Talbot County Public Schools named Pierson its Community Partner of the Month for March. He was presented a basket of baked goods prepared by students in the culinary program.
“It was exciting to be recognized, and a huge surprise,” Pierson said. “The recognition is particularly nice because I think this program highlights how important collaboration can be for success in research and teaching. Plus, the baked goods were delicious!”
For two years, Pierson has been working with the students in the Gifted and Talented and STEM programs to help them learn about the affect climate change has on plankton.
The students spent most of their time in the classroom working on a series of interdisciplinary projects.
“Through that, they are introduced to real-world examples of how climate change and plankton are interrelated, and they learn a little bit about different kinds of plankton,” said Pierson, who focuses his research on zooplankton ecology.

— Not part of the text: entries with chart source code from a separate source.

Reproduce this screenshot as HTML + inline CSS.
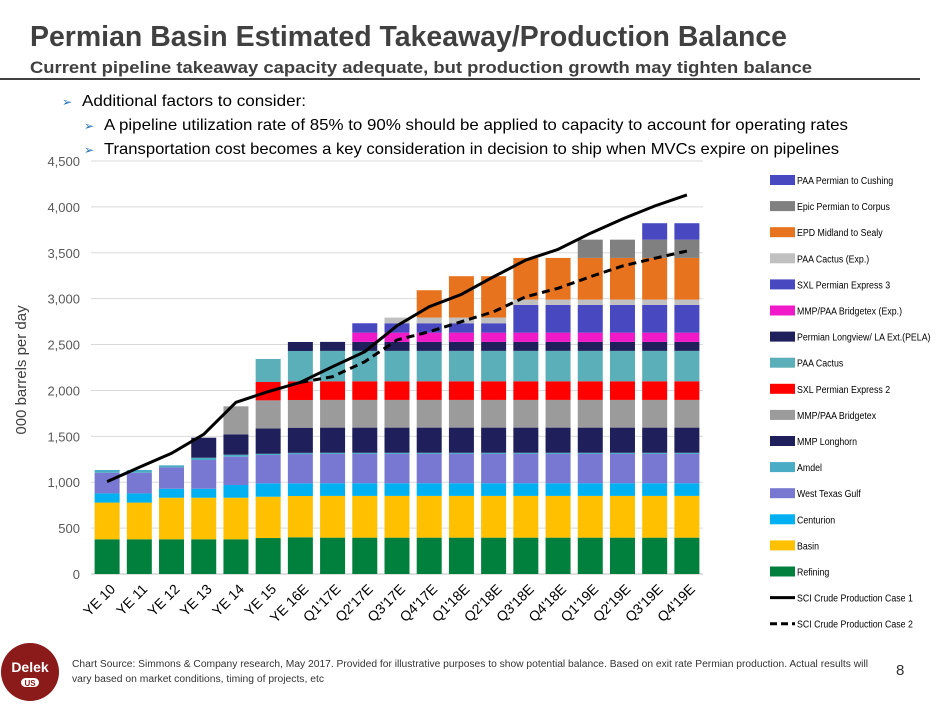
<!DOCTYPE html>
<html><head><meta charset="utf-8"><style>
body{margin:0;background:#fff;}
svg{display:block;font-family:"Liberation Sans",sans-serif;}
</style></head><body>
<svg id="c" width="940" height="705" viewBox="0 0 940 705" xmlns="http://www.w3.org/2000/svg">
<text x="30" y="46" font-size="29" font-weight="bold" fill="#404040" textLength="757" lengthAdjust="spacingAndGlyphs">Permian Basin Estimated Takeaway/Production Balance</text>
<text x="30" y="73" font-size="17" font-weight="bold" fill="#404040" textLength="782" lengthAdjust="spacingAndGlyphs">Current pipeline takeaway capacity adequate, but production growth may tighten balance</text>
<rect x="0" y="78" width="920" height="2" fill="#404040"/>
<g font-size="16" fill="#000">
<text x="62" y="106" fill="#1F6FB8" font-size="12">➢</text>
<text x="82" y="106" textLength="224" lengthAdjust="spacingAndGlyphs">Additional factors to consider:</text>
<text x="84" y="130" fill="#1F6FB8" font-size="12">➢</text>
<text x="104" y="130" textLength="744" lengthAdjust="spacingAndGlyphs">A pipeline utilization rate of 85% to 90% should be applied to capacity to account for operating rates</text>
<text x="84" y="154" fill="#1F6FB8" font-size="12">➢</text>
<text x="104" y="154" textLength="735" lengthAdjust="spacingAndGlyphs">Transportation cost becomes a key consideration in decision to ship when MVCs expire on pipelines</text>
</g>
<g id="grid"></g><g id="bars"></g><g id="lines"></g><g id="axes"></g><g id="legend"></g>
<text transform="translate(26,370) rotate(-90)" text-anchor="middle" font-size="15" fill="#404040">000 barrels per day</text>
<g>
<circle cx="30" cy="672" r="29" fill="#8B1A1A"/>
<text x="30" y="672" text-anchor="middle" font-size="14" font-weight="bold" fill="#fff">Delek</text>
<rect x="21" y="678" width="18" height="9" rx="4.5" fill="#fff"/>
<text x="30" y="686" text-anchor="middle" font-size="8" font-weight="bold" fill="#8B1A1A">US</text>
</g>
<text x="72" y="667" font-size="10" fill="#333" textLength="796" lengthAdjust="spacingAndGlyphs">Chart Source: Simmons &amp; Company research, May 2017. Provided for illustrative purposes to show potential balance.  Based on exit rate Permian production. Actual results will</text>
<text x="72" y="682" font-size="10" fill="#333" textLength="252" lengthAdjust="spacingAndGlyphs">vary based on market conditions, timing of projects, etc</text>
<text x="896" y="675" font-size="15" fill="#333">8</text>
</svg>
<script>
const categories=["YE 10","YE 11","YE 12","YE 13","YE 14","YE 15","YE 16E","Q1'17E","Q2'17E","Q3'17E","Q4'17E","Q1'18E","Q2'18E","Q3'18E","Q4'18E","Q1'19E","Q2'19E","Q3'19E","Q4'19E"];
const seriesNames=["Refining","Basin","Centurion","West Texas Gulf","Amdel","MMP Longhorn","MMP/PAA Bridgetex","SXL Permian Express 2","PAA Cactus","Permian Longview/ LA Ext.(PELA)","MMP/PAA Bridgetex (Exp.)","SXL Permian Express 3","PAA Cactus (Exp.)","EPD Midland to Sealy","Epic Permian to Corpus","PAA Permian to Cushing"];
const seriesColors=["#00803C","#FFC000","#00B0F0","#7878D2","#4BACC6","#1F1F5C","#9B9B9B","#FF0000","#5BAFB8","#1F1F5C","#F01AC8","#4848C0","#C0C0C0","#E8731E","#808080","#4848C0"];
const refining=[378,378,378,378,378,392,400,396,396,396,396,396,396,396,396,396,396,396,396];
const basin=[400,400,453,453,453,450,450,455,455,455,455,455,455,455,455,455,455,455,455];
const centurion=[100,100,98,98,139,146,138,138,138,138,138,138,138,138,138,138,138,138,138];
const westTexasGulf=[225,225,233,313,308,309,319,319,319,319,319,319,319,319,319,319,319,319,319];
const amdel=[30,30,22,25,22,13,13,13,13,13,13,13,13,13,13,13,13,13,13];
const mmpLonghorn=[0,0,0,218,222,277,274,274,274,274,274,274,274,274,274,274,274,274,274];
const bridgetex=[0,0,0,0,305,305,302,302,302,302,302,302,302,302,302,302,302,302,302];
const sxlExpress2=[0,0,0,0,0,200,203,203,203,203,203,203,203,203,203,203,203,203,203];
const paaCactus=[0,0,0,0,0,251,331,331,331,331,331,331,331,331,331,331,331,331,331];
const pela=[0,0,0,0,0,0,98,98,98,98,98,98,98,98,98,98,98,98,98];
const bridgetexExp=[0,0,0,0,0,0,0,0,101,101,101,101,101,101,101,101,101,101,101];
const sxlExpress3=[0,0,0,0,0,0,0,0,102,102,102,102,102,302,302,302,302,302,302];
const cactusExp=[0,0,0,0,0,0,0,0,0,62,62,62,62,58,58,58,58,58,58];
const epdSealy=[0,0,0,0,0,0,0,0,0,0,298,451,451,454,454,454,454,454,454];
const epicCorpus=[0,0,0,0,0,0,0,0,0,0,0,0,0,0,0,199,199,199,199];
const paaCushing=[0,0,0,0,0,0,0,0,0,0,0,0,0,0,0,0,0,179,179];
const case1=[1006,1163,1315,1522,1871,1987,2088,2259,2422,2705,2912,3047,3239,3421,3537,3712,3868,4010,4130];
const case2=[null,null,null,null,null,null,2088,2150,2313,2550,2640,2749,2858,3021,3113,3239,3356,3440,3519];
const yTicks=[0,500,1000,1500,2000,2500,3000,3500,4000,4500];
const yTickLabels=["0","500","1,000","1,500","2,000","2,500","3,000","3,500","4,000","4,500"];

const allSeries=[refining,basin,centurion,westTexasGulf,amdel,mmpLonghorn,bridgetex,sxlExpress2,paaCactus,pela,bridgetexExp,sxlExpress3,cactusExp,epdSealy,epicCorpus,paaCushing];
const NS="http://www.w3.org/2000/svg";
const plotL=91,plotR=703,y0=574,yTop=161,yMax=4500;
const step=(plotR-plotL)/categories.length,barW=25;
function xC(i){return plotL+step*(i+0.5);}
function yS(v){return y0-(v/yMax)*(y0-yTop);}
function mk(tag,attrs,parent){const e=document.createElementNS(NS,tag);for(const k in attrs)e.setAttribute(k,attrs[k]);parent.appendChild(e);return e;}
const grid=document.getElementById('grid'),bars=document.getElementById('bars'),lines=document.getElementById('lines'),axes=document.getElementById('axes'),legend=document.getElementById('legend');
yTicks.forEach((t,i)=>{
  const l=mk('line',{x1:plotL,x2:plotR,y1:yS(t),y2:yS(t),stroke:i===0?'#BFBFBF':'#D9D9D9','stroke-width':1},grid);
  
  
  const tx=mk('text',{x:80,y:yS(t)+5,'text-anchor':'end','font-size':13,fill:'#595959'},axes);
  tx.textContent=yTickLabels[i];
  
  
});
categories.forEach((c,i)=>{
  let acc=0;
  allSeries.forEach((s,si)=>{
    const v=s[i];if(!v)return;
    const r=mk('rect',{x:xC(i)-barW/2,y:yS(acc+v),width:barW,height:yS(acc)-yS(acc+v),fill:seriesColors[si]},bars);
    
    
    acc+=v;
  });
  const t=mk('text',{x:0,y:0,'text-anchor':'end','font-size':14,fill:'#000',transform:`translate(${xC(i)+9},${590}) rotate(-45)`},axes);
  t.textContent=c;
  
  
});
function path(arr){let d='';arr.forEach((v,i)=>{if(v==null)return;d+=(d?'L':'M')+xC(i)+','+yS(v);});return d;}
const p1=mk('path',{d:path(case1),fill:'none',stroke:'#000','stroke-width':3},lines);


const p2=mk('path',{d:path(case2),fill:'none',stroke:'#000','stroke-width':3,'stroke-dasharray':'8,5'},lines);


function fitText(t){const w=t.getComputedTextLength();t.setAttribute('textLength',(w*0.88).toFixed(1));t.setAttribute('lengthAdjust','spacingAndGlyphs');}
const legY0=180,legStep=26.1;
for(let k=0;k<seriesNames.length;k++){
  const si=seriesNames.length-1-k,y=legY0+k*legStep;
  const r=mk('rect',{x:770,y:y-5,width:25,height:10,fill:seriesColors[si]},legend);
  
  
  const t=mk('text',{x:797,y:y+4,'font-size':10,fill:'#000'},legend);
  t.textContent=seriesNames[si];
  
  
  fitText(t);
}
[["SCI Crude Production Case 1",null],["SCI Crude Production Case 2","7,4"]].forEach((e,k)=>{
  const y=legY0+(16+k)*legStep;
  const attrs={x1:770,x2:795,y1:y,y2:y,stroke:'#000','stroke-width':3};
  if(e[1])attrs['stroke-dasharray']=e[1];
  const l=mk('line',attrs,legend);
  
  
  const t=mk('text',{x:797,y:y+4,'font-size':10,fill:'#000'},legend);
  t.textContent=e[0];
  
  
  fitText(t);
});
</script>
</body></html>
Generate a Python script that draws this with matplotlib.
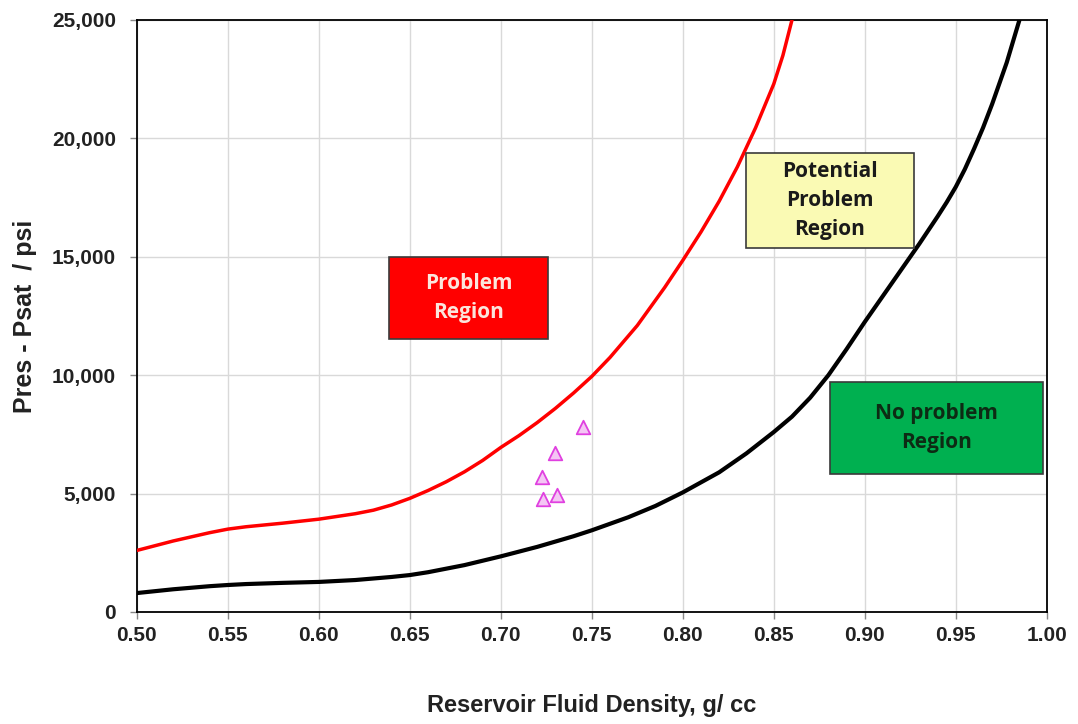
import matplotlib
matplotlib.use("Agg")
import matplotlib.pyplot as plt
from matplotlib.patches import Rectangle

# red boundary (problem region)
red_x = [0.50, 0.52, 0.54, 0.55, 0.56, 0.58, 0.60, 0.62, 0.63, 0.64, 0.65, 0.66, 0.67,
         0.68, 0.69, 0.70, 0.71, 0.72, 0.73, 0.74, 0.75, 0.76, 0.775, 0.79, 0.80, 0.81,
         0.82, 0.83, 0.84, 0.85, 0.855, 0.86]
red_y = [2600, 3000, 3350, 3500, 3600, 3750, 3920, 4150, 4300, 4520, 4800, 5130, 5500,
         5920, 6400, 6950, 7450, 8000, 8600, 9250, 9950, 10750, 12100, 13700, 14850, 16050,
         17350, 18800, 20450, 22300, 23500, 25000]

# black boundary (no problem region)
black_x = [0.50, 0.52, 0.54, 0.55, 0.56, 0.58, 0.60, 0.62, 0.64, 0.65, 0.66, 0.68, 0.70,
           0.72, 0.74, 0.75, 0.77, 0.785, 0.80, 0.82, 0.835, 0.85, 0.86, 0.87, 0.88, 0.89,
           0.90, 0.91, 0.92, 0.93, 0.94, 0.945, 0.95, 0.955, 0.96, 0.965, 0.97, 0.978, 0.985]
black_y = [800, 960, 1090, 1140, 1180, 1230, 1270, 1350, 1480, 1560, 1680, 1980, 2350,
           2750, 3200, 3450, 4000, 4480, 5050, 5900, 6700, 7600, 8250, 9050, 10000, 11100,
           12250, 13350, 14450, 15550, 16700, 17300, 17950, 18700, 19550, 20450, 21450,
           23200, 25000]

# samples
pts_x = [0.745, 0.730, 0.7225, 0.723, 0.731]
pts_y = [7810, 6710, 5700, 4770, 4940]

# region boxes: label, x0, y0, x1, y1, face, text colour
boxes = [
    ("Problem\nRegion", 0.6385, 11530, 0.726, 14990, "#ff0000", "#fbe5dc"),
    ("Potential\nProblem\nRegion", 0.8346, 15370, 0.927, 19380, "#fafab4", "#1a1a1a"),
    ("No problem\nRegion", 0.8808, 5830, 0.998, 9710, "#00b050", "#0d2b14"),
]

fig = plt.figure(figsize=(10.78, 7.24), dpi=100)
ax = fig.add_axes([0.127, 0.1547, 0.844, 0.8177])

ax.plot(red_x, red_y, color="#ff0000", lw=2.5, zorder=3, solid_joinstyle="round")
ax.plot(black_x, black_y, color="black", lw=3, zorder=3, solid_joinstyle="round")
ax.scatter(pts_x, pts_y, marker="^", s=95, facecolors="#f4c6f4", edgecolors="#e040e0",
           linewidths=1.3, zorder=4)

for label, x0, y0, x1, y1, fc, tc in boxes:
    ax.add_patch(Rectangle((x0, y0), x1 - x0, y1 - y0, facecolor=fc, edgecolor="#3a3a3a",
                           lw=1.2, zorder=5))
    ax.text((x0 + x1) / 2, (y0 + y1) / 2, label, ha="center", va="center", color=tc,
            fontsize=15, fontweight="bold", family="Open Sans", linespacing=1.5, zorder=6)

ax.set_xlim(0.50, 1.00)
ax.set_ylim(0, 25000)
ax.set_xticks([0.50 + 0.05 * i for i in range(11)])
ax.set_yticks(range(0, 25001, 5000))
ax.xaxis.set_major_formatter(matplotlib.ticker.FormatStrFormatter("%.2f"))
ax.yaxis.set_major_formatter(matplotlib.ticker.StrMethodFormatter("{x:,.0f}"))
ax.grid(True, color="#d9d9d9", lw=1)
ax.set_axisbelow(True)
for s in ax.spines.values():
    s.set_linewidth(1.3)
ax.tick_params(direction="out", length=5, width=1, color="#888888", labelsize=15)
ax.tick_params(axis="y", pad=10)
ax.tick_params(axis="x", pad=5)
for lab in ax.get_xticklabels() + ax.get_yticklabels():
    lab.set_fontweight("bold")
    lab.set_family("Liberation Sans")
    lab.set_color("#222222")

ax.set_xlabel("Reservoir Fluid Density, g/ cc", fontsize=17, fontweight="bold",
              family="Liberation Sans", color="#222222")
ax.set_ylabel("Pres - Psat  / psi", fontsize=18, fontweight="bold",
              family="Liberation Sans", color="#222222")
ax.xaxis.set_label_coords(0.5, -0.138)
ax.yaxis.set_label_coords(-0.110, 0.5)

fig.savefig("out.png", dpi=100)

Bolstered by their introductory lessons, the students arrived at Horn Point Laboratory in Cambridge for some hands-on activities with Pierson. At the lab, they used kits from Washington College's Center for Environment and Society to build their own remotely operated vehicles (ROVs), which mirror those scientists use to collect data from the ocean.
I think that having students interact with real scientists is a good way to show them that a career in science is possible. For me, working with students is fun and exciting, and it helps me practice how I communicate about the work that I do.
The students outfitted their ROVS with a "plankton catcher" they built in the classroom and then deployed their vehicles to collect plankton from different locations around the lab.
“We try to have them sample different types of water—off the pier, in the boat basin, deep water, surface water—and then look and see if the types or amounts of plankton they catch differ,” Pierson said.
At the end of the lesson, the students wrote about their experiences and presented to their peers. This year, some of the students also shared their results with the Talbot County school board.
Pierson credited his colleagues at the lab and local educational professionals from NOAA and science communicators from Assemble, a non-profit design firm, for their help with the project.
Two years ago, the school district had been looking to the community for opportunities to work on marine science-related projects, and Pierson said he was happy participate.
“I think that having students interact with real scientists is a good way to show them that a career in science is possible,” he said. “For me, working with students is fun and exciting, and it helps me practice how I communicate about the work that I do. I always find that students ask really insightful questions that force me to really think about why and how I do what I do. Plus, it's a lot of fun to get out of my office, get wet, and show people something that has long fascinated me, but that may be all new to them.”